**Exercise objective**
From the first line of the data below through the line holding "const mobility = [3.5, 3.2, 13.6, 149.8];", output each line exactly and leave the pictures out.

**Supplied information**
-----

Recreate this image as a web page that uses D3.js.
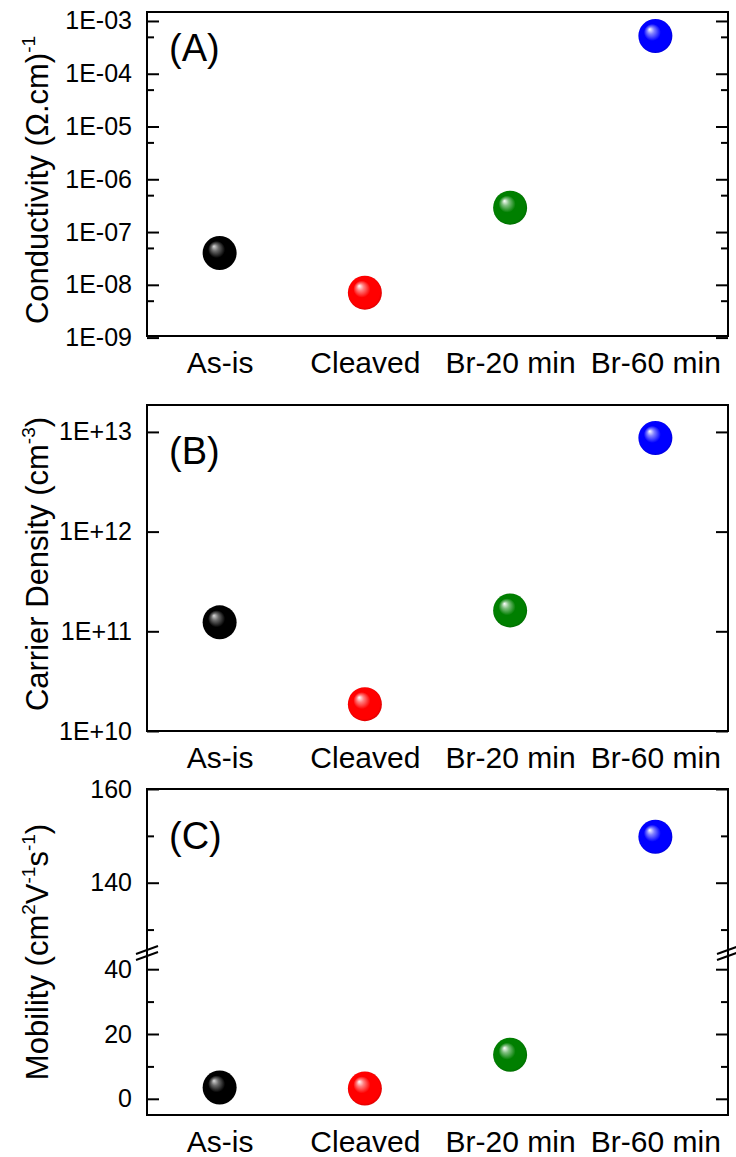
<!DOCTYPE html>
<html>
<head>
<meta charset="utf-8">
<script src="https://cdn.jsdelivr.net/npm/d3@7"></script>
<style>
  body { margin: 0; background: #fff; }
  svg { font-family: "Liberation Sans", Arial, sans-serif; }
  .tick text { fill: #000; }
</style>
</head>
<body>
<svg id="chart" width="736" height="1157"></svg>
<script>
const samples = ['As-is', 'Cleaved', 'Br-20 min', 'Br-60 min'];
const sampleColors = ['#000000', '#ff0000', '#007f00', '#0000ff'];

// values
const conductivity = [4.0e-8, 7.1e-9, 2.9e-7, 5.2e-4];
const carrierDensity = [1.23e11, 1.86e10, 1.62e11, 8.7e12];
const mobility = [3.5, 3.2, 13.6, 149.8];

const conductivityTicks = [1e-3, 1e-4, 1e-5, 1e-6, 1e-7, 1e-8, 1e-9];
const conductivityMinor = [5e-4, 5e-5, 5e-6, 5e-7, 5e-8, 5e-9];
const carrierTicks = [1e13, 1e12, 1e11, 1e10];
const mobilityLowTicks = [0, 20, 40];
const mobilityLowMinor = [10, 30];
const mobilityHighTicks = [140, 160];
const mobilityHighMinor = [130, 150];

const left = 147, right = 728;
const svg = d3.select('#chart');

const x = d3.scalePoint()
  .domain(samples)
  .range([left, right])
  .padding(0.5);

const expFormat = d => {
  const e = Math.round(Math.log10(d));
  return '1E' + (e < 0 ? '-' : '+') + String(Math.abs(e)).padStart(2, '0');
};

// sphere-looking markers
const defs = svg.append('defs');
sampleColors.forEach((c, i) => {
  const g = defs.append('radialGradient')
    .attr('id', 'ball' + i)
    .attr('cx', '50%').attr('cy', '50%').attr('r', '52%')
    .attr('fx', '33%').attr('fy', '30%');
  const hi = i === 0 ? '#d8d8d8' : '#ffffff';
  g.append('stop').attr('offset', '0%').attr('stop-color', hi);
  g.append('stop').attr('offset', '20%').attr('stop-color', d3.interpolateRgb(hi, c)(0.5));
  g.append('stop').attr('offset', '48%').attr('stop-color', c);
  g.append('stop').attr('offset', '88%').attr('stop-color', c);
  g.append('stop').attr('offset', '100%').attr('stop-color', d3.color(c).darker(0.5));
});

function yAxisPair(g, scale, major, minor, fmt) {
  g.append('g')
    .attr('transform', `translate(${left},0)`)
    .call(d3.axisLeft(scale).tickValues(major).tickFormat(fmt).tickSizeInner(-12).tickSizeOuter(0).tickPadding(15))
    .call(a => a.select('.domain').remove())
    .call(a => a.selectAll('.tick line').attr('stroke-width', 2))
    .call(a => a.selectAll('.tick text').attr('font-size', 25));
  g.append('g')
    .attr('transform', `translate(${right},0)`)
    .call(d3.axisRight(scale).tickValues(major).tickFormat('').tickSizeInner(-12).tickSizeOuter(0))
    .call(a => a.select('.domain').remove())
    .call(a => a.selectAll('.tick line').attr('stroke-width', 2));
  if (minor.length) {
    g.append('g')
      .attr('transform', `translate(${left},0)`)
      .call(d3.axisLeft(scale).tickValues(minor).tickFormat('').tickSizeInner(-7).tickSizeOuter(0))
      .call(a => a.select('.domain').remove())
      .call(a => a.selectAll('.tick line').attr('stroke-width', 2));
    g.append('g')
      .attr('transform', `translate(${right},0)`)
      .call(d3.axisRight(scale).tickValues(minor).tickFormat('').tickSizeInner(-7).tickSizeOuter(0))
      .call(a => a.select('.domain').remove())
      .call(a => a.selectAll('.tick line').attr('stroke-width', 2));
  }
}

function panel(p) {
  const g = svg.append('g');

  p.axes(g);

  // frame
  g.append('rect')
    .attr('x', left).attr('y', p.top)
    .attr('width', right - left).attr('height', p.bottom - p.top)
    .attr('fill', 'none').attr('stroke', '#000').attr('stroke-width', 2);

  // category labels
  g.append('g')
    .attr('transform', `translate(0,${p.bottom})`)
    .call(d3.axisBottom(x).tickSize(0).tickPadding(16))
    .call(a => a.select('.domain').remove())
    .call(a => a.selectAll('.tick text').attr('font-size', 30));

  // y title
  const t = g.append('text')
    .attr('transform', `translate(48,${p.titleY}) rotate(-90)`)
    .attr('text-anchor', 'middle')
    .attr('font-size', 31);
  p.title.forEach(part => {
    const s = t.append('tspan').text(part.t);
    if (part.sup) s.attr('font-size', 19).attr('dy', -13);
    else if (part.after) s.attr('dy', 13);
  });

  // panel letter
  g.append('text')
    .attr('x', 169).attr('y', p.letterY)
    .attr('font-size', 38)
    .text(p.letter);

  g.selectAll('circle.pt')
    .data(p.values)
    .join('circle')
    .attr('class', 'pt')
    .attr('cx', (d, i) => x(samples[i]))
    .attr('cy', d => p.y(d))
    .attr('r', 17)
    .attr('fill', (d, i) => `url(#ball${i})`);
}

// (A) conductivity
const yA = d3.scaleLog().domain([Math.pow(10, -8.97), Math.pow(10, -2.83)]).range([336, 12]);
panel({
  top: 12, bottom: 336, titleY: 180, letterY: 61, letter: '(A)',
  y: yA, values: conductivity,
  title: [{ t: 'Conductivity (Ω.cm)' }, { t: '-1', sup: true }],
  axes: g => yAxisPair(g, yA, conductivityTicks, conductivityMinor, expFormat)
});

// (B) carrier density
const yB = d3.scaleLog().domain([1e10, Math.pow(10, 13.27)]).range([731, 405]);
panel({
  top: 405, bottom: 731, titleY: 564, letterY: 464, letter: '(B)',
  y: yB, values: carrierDensity,
  title: [{ t: 'Carrier Density (cm' }, { t: '-3', sup: true }, { t: ')', after: true }],
  axes: g => yAxisPair(g, yB, carrierTicks, [], expFormat)
});

// (C) mobility with broken axis
const breakY = 953;
const yLow = d3.scaleLinear().domain([-5, 45]).range([1115, breakY]);
const yHigh = d3.scaleLinear().domain([125, 160]).range([breakY, 789]);
const yC = v => v >= 125 ? yHigh(v) : yLow(v);
panel({
  top: 789, bottom: 1115, titleY: 952, letterY: 849, letter: '(C)',
  y: yC, values: mobility,
  title: [
    { t: 'Mobility (cm' }, { t: '2', sup: true }, { t: 'V', after: true },
    { t: '-1', sup: true }, { t: 's', after: true }, { t: '-1', sup: true }, { t: ')', after: true }
  ],
  axes: g => {
    yAxisPair(g, yLow, mobilityLowTicks, mobilityLowMinor, d3.format('d'));
    yAxisPair(g, yHigh, mobilityHighTicks, mobilityHighMinor, d3.format('d'));
  }
});

// break marks
[left, right].forEach(ax => {
  [-3, 3].forEach(off => {
    svg.append('line')
      .attr('x1', ax - 11).attr('y1', breakY + off + 4)
      .attr('x2', ax + 11).attr('y2', breakY + off - 4)
      .attr('stroke', '#000').attr('stroke-width', 2);
  });
});
</script>
</body>
</html>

-----

**Complete output**
Recreate this image as a web page that uses D3.js.
<!DOCTYPE html>
<html>
<head>
<meta charset="utf-8">
<script src="https://cdn.jsdelivr.net/npm/d3@7"></script>
<style>
  body { margin: 0; background: #fff; }
  svg { font-family: "Liberation Sans", Arial, sans-serif; }
  .tick text { fill: #000; }
</style>
</head>
<body>
<svg id="chart" width="736" height="1157"></svg>
<script>
const samples = ['As-is', 'Cleaved', 'Br-20 min', 'Br-60 min'];
const sampleColors = ['#000000', '#ff0000', '#007f00', '#0000ff'];

// values
const conductivity = [4.0e-8, 7.1e-9, 2.9e-7, 5.2e-4];
const carrierDensity = [1.23e11, 1.86e10, 1.62e11, 8.7e12];
const mobility = [3.5, 3.2, 13.6, 149.8];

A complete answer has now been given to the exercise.